One is left with a yearning for something entirely different from Gibson—some new, as yet unimagined form to match his unique understanding of our material culture. His essay “Shiny Balls of Mud,” a brief, evocative masterpiece that originally ran in Tate Magazine in 2002, and is collected in “Distrust that Particular Flavor,” from 2012, hints at a possibility.

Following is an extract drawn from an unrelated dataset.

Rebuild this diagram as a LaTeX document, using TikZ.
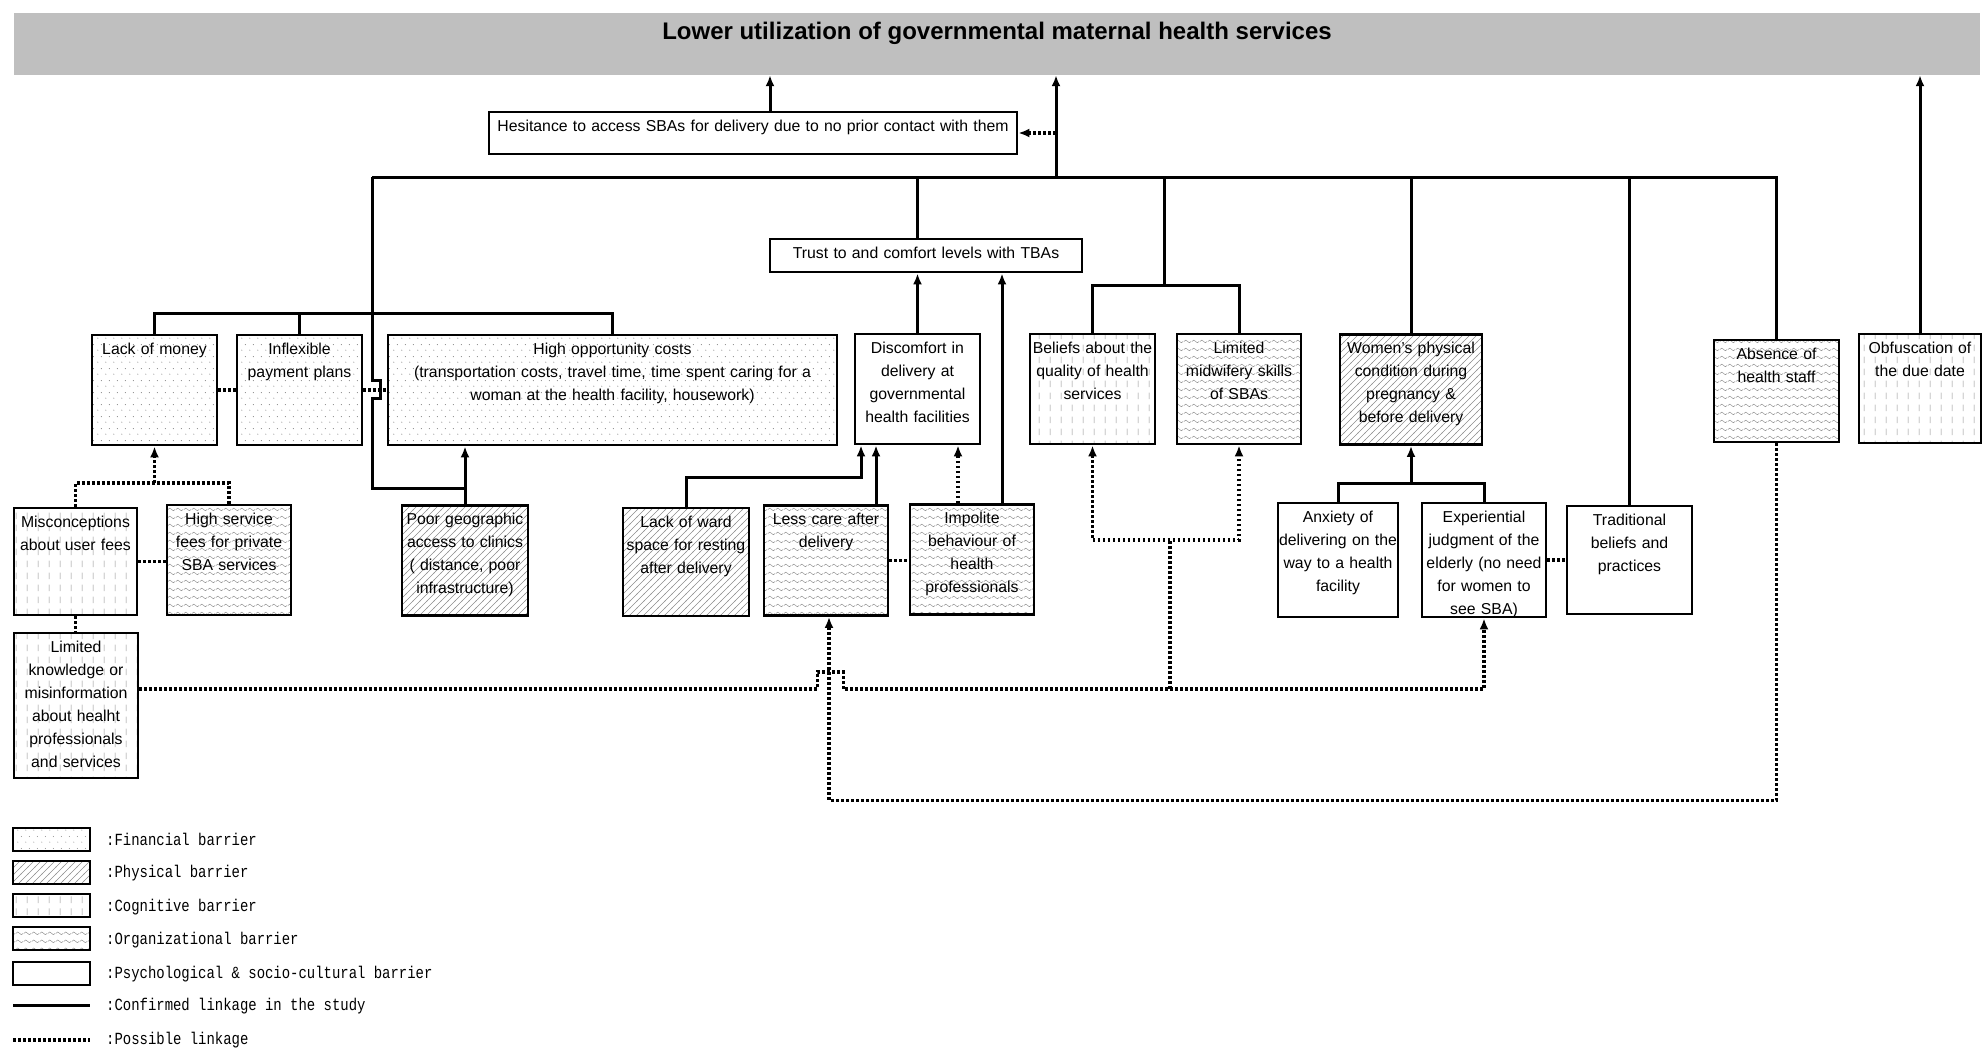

In it, Gibson sets a few fragments of Japanese culture, seen through an outsider’s eyes, against one another: the immense Tokyu Hands department store, which “assumes that the customer is very serious about something”; young people who refuse to leave their rooms for months or even years; the folk-art phenomenon hikaru dorodango, in which balls of mud are “compressed with the hands and painstakingly formed into perfect spheres.” He comes at his subject stealthily, looking not at humans themselves but at what they build and buy, to understand them, to explore the way “a life, lived silently enough, in sufficient solitude, becomes a different sort of sphere, no less perfect.” In an endnote a decade later, Gibson wrote, “I wish this were a novel, somehow.” I do, too.